All across the country, from the presidential palace to the tiniest hovel, Chileans watched and listened to what the Pontiff said and how he said it. While the visit was only one stop in a two-week South American tour that also included Uruguay and Argentina, the six-day Chilean stay was the centerpiece. The question on everyone's lips: What would the activist Pope tell his authoritarian host and oppressed flock? Pinochet, 71, is one of South America's two remaining military dictators.* A practicing Roman Catholic, as are 10 million of Chile's 12 million people, he has ruled with an iron hand, claiming that the threat of Communism justified his repressive regime. Opponents accuse the government of imprisoning, torturing and killing thousands of ordinary citizens. Americas Watch, the U.S. human rights group, recently called Chile a "model of the national-security state."
Chileans received their answer from the Pope even before he set foot on Chilean soil.

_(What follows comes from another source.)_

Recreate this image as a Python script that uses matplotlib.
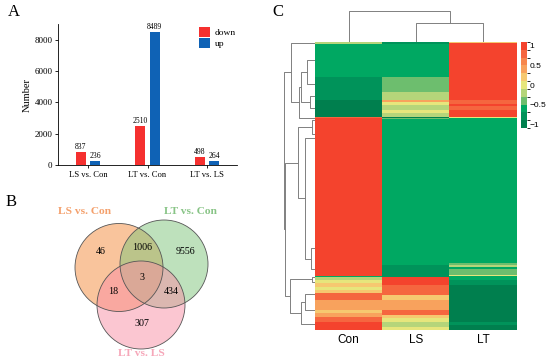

En route from Rome to Montevideo, the Uruguayan capital and the first stop on his tour, he was asked by reporters whether he planned to press human rights issues in Chile. "That is my task this time," John Paul replied. "People would want to tell us to 'stay in the sacristy, do nothing else.' They say it is politics, but it is not politics -- this is what we are." In answer to another question, he described the country's system of government as "currently dictatorial." Indeed, activist Chilean Catholic bishops and priests, along with a coalition of centrist and leftist political parties, want Chile to follow the examples of Argentina, Bolivia, Brazil, Ecuador, Peru and Uruguay, whose military governments have given way to civilian rule since 1980.
Hours before the Santiago rally, the Pontiff visited Santiago's La Bandera slum, where Luisa Rivera, one of 600,000 people who gathered for the occasion, told him, "We want a dignified life without dictatorship." Replied John Paul: "Today has deeply affected my spirit." Earlier in the day the Pontiff had paid a 42-minute visit to Pinochet at La Moneda, the 182-year-old presidential palace. Details of the conversation were sparse, but a Vatican source said the Pope planned to urge Pinochet to forsake violence and allow democratic elections.